For a while, my about said this: "I'm aromantic, asexual, genderqueer and butch, and those things are all messy and connected for me. One day I'll write an essay about it." Here's my attempt at writing that essay.
I've used a lot of words for my gender over the years: cis girl, demigirl, nonbinary, graygender, genderflux, transgender, agender, butch, genderqueer, cis woman. My metaphors have ranged from "watered down soda" to "my gender is a renewable energy source and we have reached Peak Girl". Weirdly enough, though, how I feel about my gender - what I want for and from myself - hasn't really changed at all.
Since I was a little girl - because regardless of what gender I've been at any stage in my life since, I was once a little girl - I've wanted the following when I grew up: to be understood as a woman who didn't want to get married, to be understood as a woman who didn't want to have children, and yet to be understood as someone who had little to no internal connection to the word "woman". As a teenager and young adult, things shifted, but they've since settled to include: to not be seen as sexually attractive, to been seen as more masculine or androgynous than feminine, to be almost plain and boring in my appearance, to be understood as someone who doesn't personally care for romance or sex or want anything to do with them, to be referred to by a gender neutral name and at least sometimes with gender neutral pronouns.
Some of those traits are hard to square with each other. Even when I most fiercely identified as nonbinary, when being called a woman sat wrong in my stomach and being called ma'am made me nauseous, I still couldn't shake the feeling that when I got a hysterectomy, I wanted the gender I was affirming to be understood as something closer to a woman than not. I have never wanted my rejection of being a mother or a wife to be seen as a rejection of being a woman. When I was rejecting being a woman, that was a separate story altogether.
Lately, I've been making earnest strides to live my life in ways that not only are consistent with these desires, but that make them clearer to other people. I live with my transmasc lesbian butch platonic(? shrimp colors) partner, I'm out to my parents and my extended family as aroace, I have they/them pronouns on my Canvas and introduce myself with them when I organize. I use Darwin as my name almost everywhere. I've stopped buying women's clothes, I got the hysterectomy I've always wanted, I grew my hair out long and wear it in a ponytail inspired partly by my favorite male character of all time. I organize around abortion and do my best to push against the framing of it as a women's issue whenever it comes up.
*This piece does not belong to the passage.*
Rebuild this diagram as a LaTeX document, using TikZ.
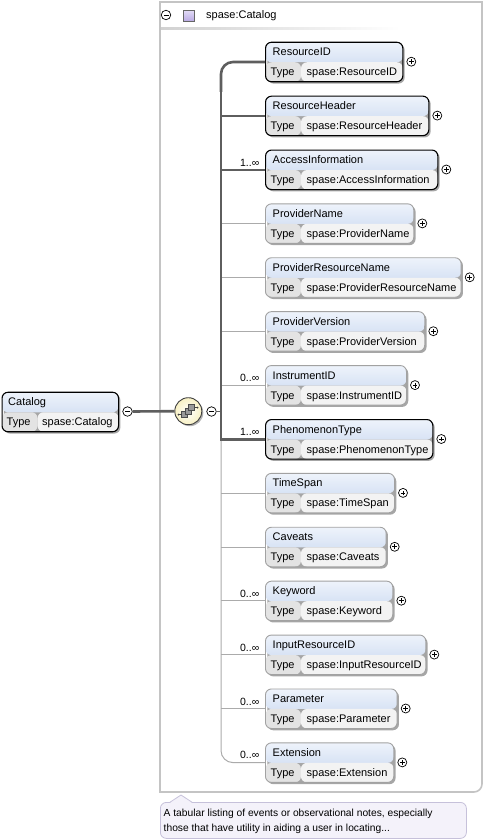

And what I'm finding is, perhaps ironically, this makes me more comfortable with the idea of being understood as a woman than ever before. The people around me aren't understanding me as a woman with all the stereotypes and gender roles that comes with; they're understanding me as Darwin, a woman. And I'm totally okay with that. I'm even happy with it.
I think there's a lot of gender feelings that could be described many different ways. I wouldn't be surprised if my long list of labels has only scratched the surface of what I could use for myself. In the context of the US's current political climate, I feel like I'm a lot closer to a cis woman than a trans or nonbinary person, although there's a ton of overlap in experiences and gender is obviously more complex and internal than that. For my own complex gender situation, I've been settling into the words butch and genderqueer, because I think they capture how I've felt - or at least, what I've wanted - at every stage of my journey.
So, hi. My name's Darwin, pronouns they/them or she/her. I'm an aromantic, asexual genderqueer butch cis woman. It's a bit of a mouthful, but you made it this far in the post, and it feels good to say it all at once.